AI Confidential (PART 2): Navigating Potential Issues When Using Artificial Intelligence Tools in Closed Meetings

In Part 1 of this article, we explored the possibilities, advantages, and legal challenges Texas cities face when using artificial intelligence (AI) tools to aid municipal record-keeping processes and workflows for public meetings. We determined that such AI tools likely comply with legal standards and requirements, so long as cities establish reasonable policies and procedures and act diligently to ensure that the records (most notably, meeting minutes) are accurate and complete in compliance with Chapter 551 of the Texas Government Code.
Using such tools for closed meetings, however, may be a different story.
Municipalities are generally required to conduct meetings before the public, with limited exceptions outlined in Subchapter D of Texas Government Code 551 (Sections 551.071-551.076 and 551.084-551.089). When a municipality properly enters closed session under one of these exceptions, the confidentiality of those proceedings is strictly protected.
Municipalities are, of course, still legally required to either keep a certified agenda or make a recording of the proceeding of each closed meeting, except for certain private consultations. Tex. Gov’t Code Sec. 551.103. However, municipalities are prohibited from knowingly disclosing the certified agenda or recording of a closed meeting to a member of the public. Tex. Gov’t Code Sec. 551.146. The statute creates criminal liability for unauthorized disclosure of closed meeting information, with violations constituting a Class B misdemeanor under Section 551.146.
For a violation of Section 551.146 to occur, the following elements must be present:
- A member of a governmental body (the actor)
- Knowingly discloses or aids in disclosing
- Information from a closed meeting
- That is not authorized for disclosure under Chapter 551.

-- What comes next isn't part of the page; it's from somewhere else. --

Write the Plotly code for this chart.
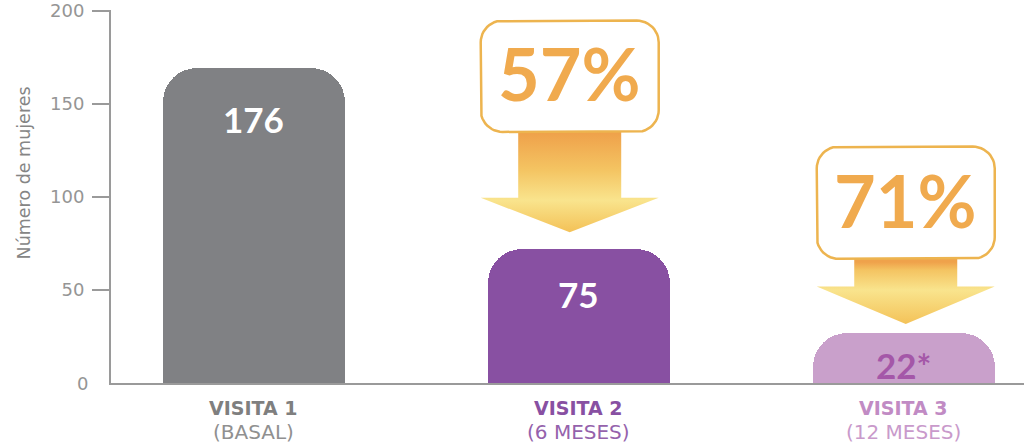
import math
import plotly.graph_objects as go

# ---------------- data ----------------
categories = ["VISITA 1", "VISITA 2", "VISITA 3"]
subtitles = ["(BASAL)", "(6 MESES)", "(12 MESES)"]
bar_heights = [169, 72, 27]          # bar heights as read on the axis
bar_labels = ["176", "75", "22*"]     # printed values
reductions = ["57%", "71%"]          # reduction vs. basal, for visits 2 and 3
y_ticks = [50, 100, 150, 200]

# ---------------- style ----------------
bar_colors = ["#808184", "#8850A2", "#C9A0CB"]
label_colors = ["#FFFFFF", "#FFFFFF", "#A457A8"]
cat_colors = ["#7F7F7F", "#8850A2", "#C18BC4"]
sub_colors = ["#909090", "#9562AC", "#C99ACB"]
label_yshift = [-51, -45, -32]
arrow_xshift_px = [-9, 2]
GRAY = "#959595"
FONT = "Lato"
WIDE = "DejaVu Sans"

W, H = 1024, 444
ML, MR, MT, MB = 111, 0, 5, 61
X_RANGE = [-0.439, 2.37]
Y_RANGE = [0, 200.4]
PX_X = (W - ML - MR) / (X_RANGE[1] - X_RANGE[0])
PX_Y = (H - MT - MB) / (Y_RANGE[1] - Y_RANGE[0])

xs = list(range(len(categories)))

fig = go.Figure()
fig.add_trace(go.Bar(
    x=xs, y=bar_heights, width=0.56,
    marker=dict(color=bar_colors, cornerradius=34, line=dict(width=0)),
    hoverinfo="skip", showlegend=False,
))

# bar value labels
for x, h, lab, c, ys in zip(xs, bar_heights, bar_labels, label_colors, label_yshift):
    fig.add_annotation(x=x, y=h, yanchor="middle", yshift=ys, text=f"<b>{lab}</b>",
                       showarrow=False, font=dict(family=FONT, size=35, color=c))

# arrows with percentage boxes (layout geometry in axis units)
arrow_geom = [
    dict(box_top=194.7, box_bot=134.9, shaft_bot=99.5, tip=81.0),
    dict(box_top=127.0, box_bot=66.7, shaft_bot=51.9, tip=31.7),
]
BOX_W = 178 / PX_X
SHAFT_W = 103 / PX_X
HEAD_W = 178 / PX_X


def rounded_box(xc, w, y0, y1, rpx):
    rx, ry = rpx / PX_X, rpx / PX_Y
    xl, xr = xc - w / 2, xc + w / 2
    pts = []
    corners = [(xr - rx, y1 - ry, 0, 90), (xl + rx, y1 - ry, 90, 180),
               (xl + rx, y0 + ry, 180, 270), (xr - rx, y0 + ry, 270, 360)]
    for cx, cy, a0, a1 in corners:
        for k in range(13):
            a = math.radians(a0 + (a1 - a0) * k / 12)
            pts.append((cx + rx * math.cos(a), cy + ry * math.sin(a)))
    pts.append(pts[0])
    return [p[0] for p in pts], [p[1] for p in pts]


for i, (g, pct) in enumerate(zip(arrow_geom, reductions)):
    xc = xs[i + 1] + arrow_xshift_px[i] / PX_X
    ax = [xc - SHAFT_W / 2, xc + SHAFT_W / 2, xc + SHAFT_W / 2, xc + HEAD_W / 2, xc,
          xc - HEAD_W / 2, xc - SHAFT_W / 2, xc - SHAFT_W / 2]
    ay = [g["box_bot"], g["box_bot"], g["shaft_bot"], g["shaft_bot"], g["tip"],
          g["shaft_bot"], g["shaft_bot"], g["box_bot"]]
    frac = (g["shaft_bot"] - g["tip"]) / (g["box_bot"] - g["tip"])
    fig.add_trace(go.Scatter(
        x=ax, y=ay, mode="lines", line=dict(width=0), fill="toself",
        fillgradient=dict(type="vertical", start=g["tip"], stop=g["box_bot"],
                          colorscale=[[0, "#F3BE52"], [frac, "#F9E48D"],
                                      [min(1, frac + 0.3), "#F4C462"], [1, "#EFA24B"]]),
        hoverinfo="skip", showlegend=False,
    ))
    bx, by = rounded_box(xc, BOX_W, g["box_bot"], g["box_top"], 22)
    fig.add_trace(go.Scatter(
        x=bx, y=by, mode="lines", line=dict(color="#EDB44F", width=2.5),
        fill="toself", fillcolor="#FFFFFF", hoverinfo="skip", showlegend=False,
    ))
    fig.add_annotation(x=xc, y=(g["box_top"] + g["box_bot"]) / 2, yshift=3,
                       text=f"<b>{pct}</b>", showarrow=False,
                       font=dict(family=FONT, size=72, color="#F0AA4E"))

# category labels (two lines, different weights)
for x, cat, sub, c, s in zip(xs, categories, subtitles, cat_colors, sub_colors):
    fig.add_annotation(x=x, xref="x", yref="paper", y=0, yanchor="middle", yshift=-25,
                       text=f"<b>{cat}</b>", showarrow=False,
                       font=dict(family=WIDE, size=19, color=c))
    fig.add_annotation(x=x, xref="x", yref="paper", y=0, yanchor="middle", yshift=-49,
                       text=sub, showarrow=False,
                       font=dict(family=WIDE, size=20, color=s))

fig.update_xaxes(range=X_RANGE, showticklabels=False, showline=True,
                 linecolor="#9A9A9A", linewidth=2, ticks="", showgrid=False,
                 zeroline=False, fixedrange=True)
fig.update_yaxes(range=Y_RANGE, tickvals=y_ticks, showline=True, linecolor="#9A9A9A",
                 linewidth=2, ticks="outside", ticklen=17, tickwidth=2,
                 tickcolor="#9A9A9A", showgrid=False, zeroline=False,
                 tickfont=dict(family=WIDE, size=18, color=GRAY),
                 ticklabelstandoff=4, ticklabeloverflow="allow")

fig.add_annotation(xref="paper", yref="y", x=0, y=0, xanchor="right", xshift=-21,
                   text="0", showarrow=False,
                   font=dict(family=WIDE, size=18, color=GRAY))
fig.add_annotation(xref="paper", yref="paper", x=-0.108, y=0.563, textangle=-90,
                   text="Número de mujeres", showarrow=False,
                   font=dict(family=WIDE, size=17.5, color="#858585"))

fig.update_layout(width=W, height=H, margin=dict(l=ML, r=MR, t=MT, b=MB),
                  plot_bgcolor="white", paper_bgcolor="white", bargap=0)

fig.write_html("out.html", config={"displayModeBar": False},
               post_script="document.body.style.margin='0px';document.body.style.overflow='hidden';")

It is unclear whether the act of uploading recordings of closed meetings into AI software would violate Sec. 551.103. Currently, the idea that an AI tool may be considered a “member of the public” is a philosophical and legal question for which neither the Texas legislature nor courts have yet to tackle. However, the broader context of the Open Meetings Act and related case law suggests that disclosure restrictions aim to prevent information from reaching individuals who lack authorized access to confidential governmental deliberations.
So, hypothetically, what if an AI company had a practice of storing uploading recordings to a centralized cloud server for AI model training purposes? Might this create potential pathways for information to reach unauthorized individuals, running afoul the requirement to keep such recordings private?
Government entities must carefully consider data security when using third-party services and must ensure confidential information remains protected when using external vendors. The Open Meetings Act’s purpose is to ensure government transparency while protecting legitimately confidential deliberations. Uploading recordings to AI systems potentially undermines this confidentiality protection.
Municipalities should be aware of the specific procedures of any AI tools they use; know where and how its data is stored and utilized; and, importantly, whether any human operators may have access to uploaded content.
For now, when it comes to records of closed meetings and AI notetaking tools, Texas municipalities would be wise to keep the pod bay doors closed.
Please do not rely on this article as legal advice. We can tell you what the law is, but until we know the facts of your given situation, we cannot provide legal guidance. This website is for informational purposes and not for the purposes of providing legal advice.